# who sells affordable sawgrass sg400 inks?



## influenze (Jul 21, 2016)

Hello everyone, i am a newbie and already searched all of the subjects on this which were 5plus years old. Who sells the cheapest sub inks? Im out of cyan and Magenta and boy are the prices up there lol! I dont mind buying authentic inks as they work best but if i can save a few dollars per cartridge then im happy! Cheapest ive found them is for around 74$ for the standard size cartridge and ill need at least 2 very soon! Any tips will be greatly appreciated as every dollar counts that goes out of my business as well as into it! Thanks


----------



## edwrench (Mar 14, 2008)

That price is locked up with Sawgrass. No has a generic ink.


----------



## influenze (Jul 21, 2016)

Well that sucks! Ok i do have another question, i had a blled through from a shirt i did (white polyester and red ink) is there a way to remove the dye? From what i was told this stuff doesnt fade or anything and was wondering if i needed to order a new shirt and redo it


----------



## mgparrish (Jul 9, 2005)

edwrench said:


> That price is locked up with Sawgrass. No has a generic ink.



I disagree, see this thread ...

http://www.t-shirtforums.com/dye-sublimation/t694658.html#post3715458

Ink Owl also used to offer these but I don't see on their website anymore.


----------



## mgparrish (Jul 9, 2005)

influenze said:


> Hello everyone, i am a newbie and already searched all of the subjects on this which were 5plus years old. Who sells the cheapest sub inks? Im out of cyan and Magenta and boy are the prices up there lol! I dont mind buying authentic inks as they work best but if i can save a few dollars per cartridge then im happy! Cheapest ive found them is for around 74$ for the standard size cartridge and ill need at least 2 very soon! Any tips will be greatly appreciated as every dollar counts that goes out of my business as well as into it! Thanks


http://www.t-shirtforums.com/dye-sublimation/t694658.html#post3715458


----------



## mikewohlwend (Apr 19, 2007)

Here's what I posted in another thread about the same thing.



mikewohlwend said:


> Yes they make them and have worked just fine for me.
> 
> Here are the cartridges I bought.
> 
> And the ink


----------



## influenze (Jul 21, 2016)

Just wanted to update this post, while not finding cheaper inks for my sawgrass, i did however find a new printing system with bulk ink for sublimation through Cobra ink! Refills are very reasonable and to refill all colors cost less than the price of ONE color replacement cartridge from sawgrass! 13" by 19" printing area with bulk system right at 400$


----------



## WalkingZombie (Mar 15, 2014)

influenze said:


> Just wanted to update this post, while not finding cheaper inks for my sawgrass, i did however find a new printing system with bulk ink for sublimation through Cobra ink! Refills are very reasonable and to refill all colors cost less than the price of ONE color replacement cartridge from sawgrass! 13" by 19" printing area with bulk system right at 400$


Welcome to our world. You are now one of us... If you would, please go down the hall, hang a right and go in the first door on the left, called the Freedom Room. There will be milk and cookies there.


----------



## influenze (Jul 21, 2016)

WalkingZombie said:


> Welcome to our world. You are now one of us... If you would, please go down the hall, hang a right and go in the first door on the left, called the Freedom Room. There will be milk and cookies there.

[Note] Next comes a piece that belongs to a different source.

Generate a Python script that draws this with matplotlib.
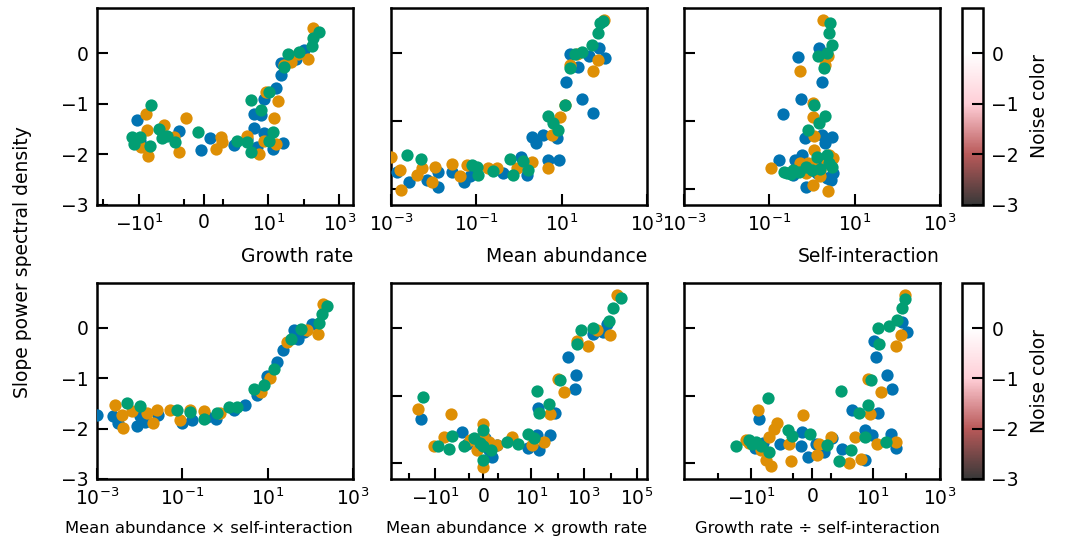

I love milk and cookies HAHA!


----------



## bodan63 (Feb 5, 2010)

Can you use Sawgrass Sublime ink? Have plenty since we switched to the new Intense formulation.


----------



## STPG Press (Jul 6, 2015)

influenze said:


> Just wanted to update this post, while not finding cheaper inks for my sawgrass, i did however find a new printing system with bulk ink for sublimation through Cobra ink! Refills are very reasonable and to refill all colors cost less than the price of ONE color replacement cartridge from sawgrass! 13" by 19" printing area with bulk system right at 400$


Holy crap! You found something we didn't.


----------



## bluelineink (Nov 19, 2014)

influenze said:


> Just wanted to update this post, while not finding cheaper inks for my sawgrass, i did however find a new printing system with bulk ink for sublimation through Cobra ink! Refills are very reasonable and to refill all colors cost less than the price of ONE color replacement cartridge from sawgrass! 13" by 19" printing area with bulk system right at 400$


Where was that at? Info please


----------



## mgparrish (Jul 9, 2005)

bluelineink said:


> Where was that at? Info please


https://www.cobraink.com/


----------



## bluelineink (Nov 19, 2014)

How good is the quality in comparison? which printer did you go with?


----------



## Lees Custom (Mar 1, 2013)

influenze said:


> Just wanted to update this post, while not finding cheaper inks for my sawgrass, i did however find a new printing system with bulk ink for sublimation through Cobra ink! Refills are very reasonable and to refill all colors cost less than the price of ONE color replacement cartridge from sawgrass! 13" by 19" printing area with bulk system right at 400$


Know this post is old, but wanted to ask you about this anyways as I can't seem to find a definitive answer on this.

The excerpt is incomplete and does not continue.